Nee, de uitdaging waarvoor Valentijn toen al een tijdje stond was van menselijke aard; hoe zorgen we ervoor dat mensen uit verschillende werelden elkaar verstaan?
“IT-wise kunnen we al lang wat we willen en nodig hebben,” zei Valentijn, “maar in de praktijk heb je te maken met sociologie, met mensen. Een medische wetenschapper en een computerwetenschapper komen uit totaal verschillende werelden met andere talen. Een Duitse en een Franse systeembeheerder kijken met andere culturele perspectieven. Hoe gaan die elkaar verstaan en succesvol met elkaar samenwerken? Dat is de grootste uitdaging.”
Van de grote big dataprojecten die hij toen deed was dertig tot veertig procent sociologie. Daar besteedde hij heel veel aandacht aan. Dit was zo’n acht jaar geleden. Valentijn was dus toen al zogenaamde federaties aan het bouwen waarin wetenschappers uit verschillende domeinen elkaar beter konden verstaan.
Luisteren = checkvragen stellen
Wat ik al zei, astronomen zijn de voorlopers van de wereld. Inmiddels zijn wij ook aangekomen bij de sociologische uitdaging van Valentijn. Ook wij kampen met complexe vraagstukken waarvoor mensen uit verschillende werelden met elkaar moeten samenwerken. Zoals de transitie naar een circulaire economie; geen één domein kan dit alleen, dit moeten mensen met verschillende expertisen en culturen met elkaar doen: een econoom, én een sociaal werker, én een afvalverwerker, én een boer, én een marketeer. Verstaan die elkaar? Niet bepaald. Ze zitten allemaal in hun eigen toneelstuk, met hun eigen scenes, hun eigen agenda.

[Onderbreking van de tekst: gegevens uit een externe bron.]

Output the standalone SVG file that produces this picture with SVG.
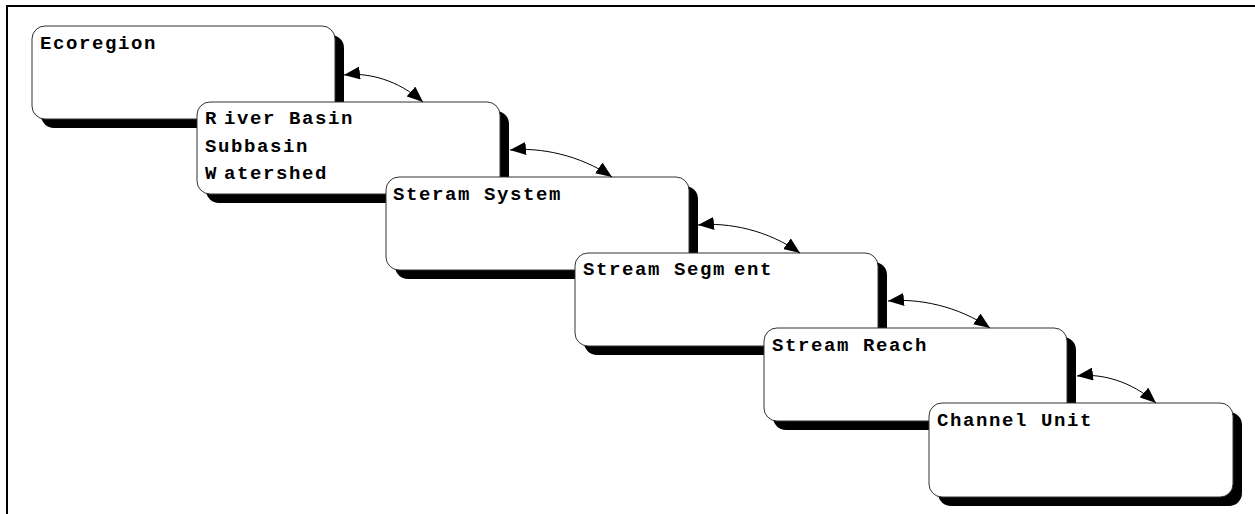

Wat nu? Moeten wij ook federaties opzetten waarin we dertig procent van onze tijd besteden aan hoe we met elkaar samenwerken? Wat een goed idee. En waar moeten we dan beginnen?
Misschien is goed luisteren een start.
Ik vraag aan de samenwerkingspartner met wie ik bel wat dat is, goed luisteren: “Open willen horen wat de ander te vertellen heeft,” antwoordt ze. “En dan checkvragen stellen; Hoe bedoel je dat? Begrijp ik het goed dat? Of, ik denk dat we het hierover hebben. Klopt dat?”
Dat is makkelijk gezegd, maar nog niet zo makkelijk gedaan, merk ik. Bij één op één gesprekken gaat het goed, de persoon met wie ik in gesprek ben gaat graag in op mijn checkvragen. Maar in een groepsgesprek proef ik juist dat het al snel vervelend wordt; Waar ik in de één op één gesprekken zie dat mijn gesprekspartner groeit, krijgen de mensen in de groep, vooral degene die aan het woord zijn, juist een irritatie, omdat ik ze almaar niet lijk te verstaan. Ze stralen uit; jij hebt toch een kaartje voor mijn toneelstuk? Wat begrijp je daar nou niet aan? Dat levert bij mij dan weer een reactie op van zwijgen. Om na het gesprek iemand die ik vertrouw dan maar stilletjes vragen: wat heb jij nu werkelijk gehoord?
Mijn samenwerkingspartner en ik concluderen dat we voorlopig nog maar wat doormodderen met zijn allen. We hebben nog een lange weg te gaan.
Ik maak een serie 'Luisteren is ook een kunst.' Omdat het aan luisteren ontbreekt. Omdat luisteren keihard nodig is. En omdat luisteren zoveel moois brengt.